As I've repeatedly explained in the comments, I'm not arguing that you should use an SPA, and I'm not arguing that SPAs have necessarily better UX. You still have to be a good dev.
SPAs are not footgun-protections and the issues you're listing are fairly easily solved. Maybe they're not natively solved by SPAs, but other approaches also have their natively-unsolved problems, so this is moot.
> But I guess once we kill Firefox this will become much better since Google will just do whatever the duck they want with the web.
I don't even know what you're on about or how it relates to this discussion. Did you mean to post this on a different article?
> I don't even know what you're on about or how it relates to this discussion. Did you mean to post this on a different article?

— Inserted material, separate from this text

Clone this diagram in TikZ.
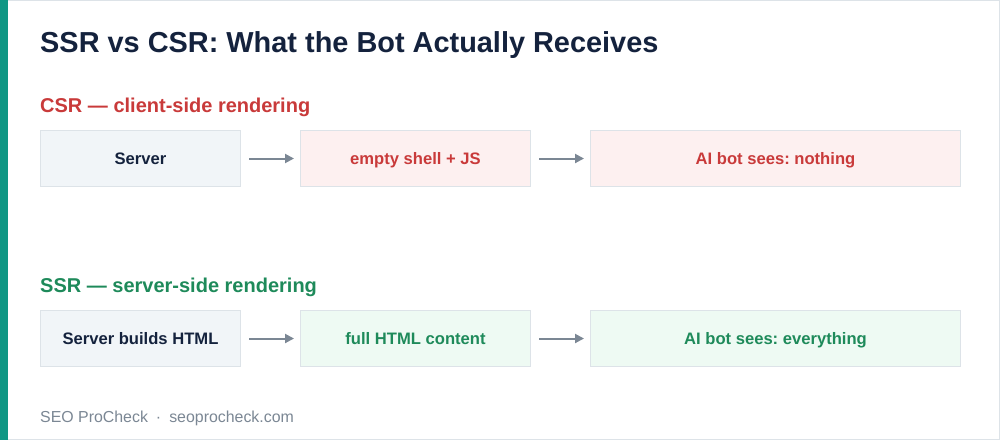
\documentclass[tikz,border=0pt]{standalone}
\usepackage{fontspec}
\setmainfont{Liberation Sans}
\usetikzlibrary{arrows.meta}
\frenchspacing

\definecolor{teal}{HTML}{0F9784}
\definecolor{edge}{HTML}{DDE3E8}
\definecolor{navy}{HTML}{14223D}
\definecolor{csrred}{HTML}{C93A3A}
\definecolor{ssrgreen}{HTML}{1E8A5A}
\definecolor{arrowgray}{HTML}{7B8794}
\definecolor{boxgray}{HTML}{F1F5F8}
\definecolor{boxred}{HTML}{FDF0F0}
\definecolor{boxgreen}{HTML}{EEFAF3}

\begin{document}
\begin{tikzpicture}[x=1pt, y=-1pt,
    box/.style={draw=edge, line width=1pt, anchor=north west, minimum height=56pt,
                inner sep=0pt, text height=12pt, text depth=0pt,
                font=\fontsize{16.6}{19}\selectfont\bfseries},
    flow/.style={-{Triangle[length=9pt, width=9pt]}, draw=arrowgray, line width=2pt, shorten >=1pt},
    section/.style={anchor=base west, font=\fontsize{20}{24}\selectfont\bfseries}]
  % frame
  \useasboundingbox (0,0) rectangle (1000,440);
  \draw[edge, line width=1pt, fill=white] (0.5,0.5) rectangle (999.5,439.5);
  \fill[teal] (0,0) rectangle (8,440);

  % title
  \node[anchor=base west, inner sep=0pt, text=navy, font=\fontsize{28.9}{34}\selectfont\bfseries]
    (title) at (40,52) {SSR vs CSR: What the Bot Actually Receives};

  % CSR row
  \node[section, inner sep=0pt, text=csrred] (csr) at (40,112) {CSR — client-side rendering};
  \node[box, fill=boxgray, text=navy, minimum width=200pt] (csrserver) at (40,130) {Server};
  \node[box, fill=boxred, text=csrred, minimum width=230pt] (csrshell) at (300,130) {empty shell + JS};
  \node[box, fill=boxred, text=csrred, minimum width=370pt] (csrbot) at (590,130) {AI bot sees: nothing};
  \draw[flow] ([xshift=8pt]csrserver.east) -- ([xshift=-5pt]csrshell.west);
  \draw[flow] ([xshift=8pt]csrshell.east) -- ([xshift=-5pt]csrbot.west);

  % SSR row
  \node[section, inner sep=0pt, text=ssrgreen] (ssr) at (40,292) {SSR — server-side rendering};
  \node[box, fill=boxgray, text=navy, minimum width=200pt] (ssrserver) at (40,310) {Server builds HTML};
  \node[box, fill=boxgreen, text=ssrgreen, minimum width=230pt] (ssrhtml) at (300,310) {full HTML content};
  \node[box, fill=boxgreen, text=ssrgreen, minimum width=370pt] (ssrbot) at (590,310) {AI bot sees: everything};
  \draw[flow] ([xshift=8pt]ssrserver.east) -- ([xshift=-5pt]ssrhtml.west);
  \draw[flow] ([xshift=8pt]ssrhtml.east) -- ([xshift=-5pt]ssrbot.west);

  % footer
  \node[anchor=base west, inner sep=0pt, text=arrowgray, font=\fontsize{15.9}{19}\selectfont]
    (footer) at (40,422) {SEO ProCheck\hspace{8pt}·\hspace{8pt}seoprocheck.com};
\end{tikzpicture}
\end{document}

Nope, that was just a small addendum in relation to my example since experience has shown that often times the back button is broken in different ways depending on browser. Having just one engine left would at least mean some more consistency here, but that's about the only advantage I can see in that.
I find it pretty rude to use the "you don't like it because you don't understand it" argument. I build SPAs at work, I know their benefits, and I still believe that they're more difficult to develop than adding JS on top of classic HTML (not saying they're worse, but certainly I don't find them easier).
> So when the author says that classic HTML with sprinkled js on top is "easier to develop", I smirk. If it were, developers would not be flocking en masse towards SPAs and the like. Those are gaining traction because they are easier to develop and easier to maintain.
I'd say that we, developers, often move to overcomplicated and difficult tools/approaches. Or we move to tools that are simple only to see them grow in size and complexity. The fact that something becomes popular doesn't mean that it's necessarily better or easier to maintain.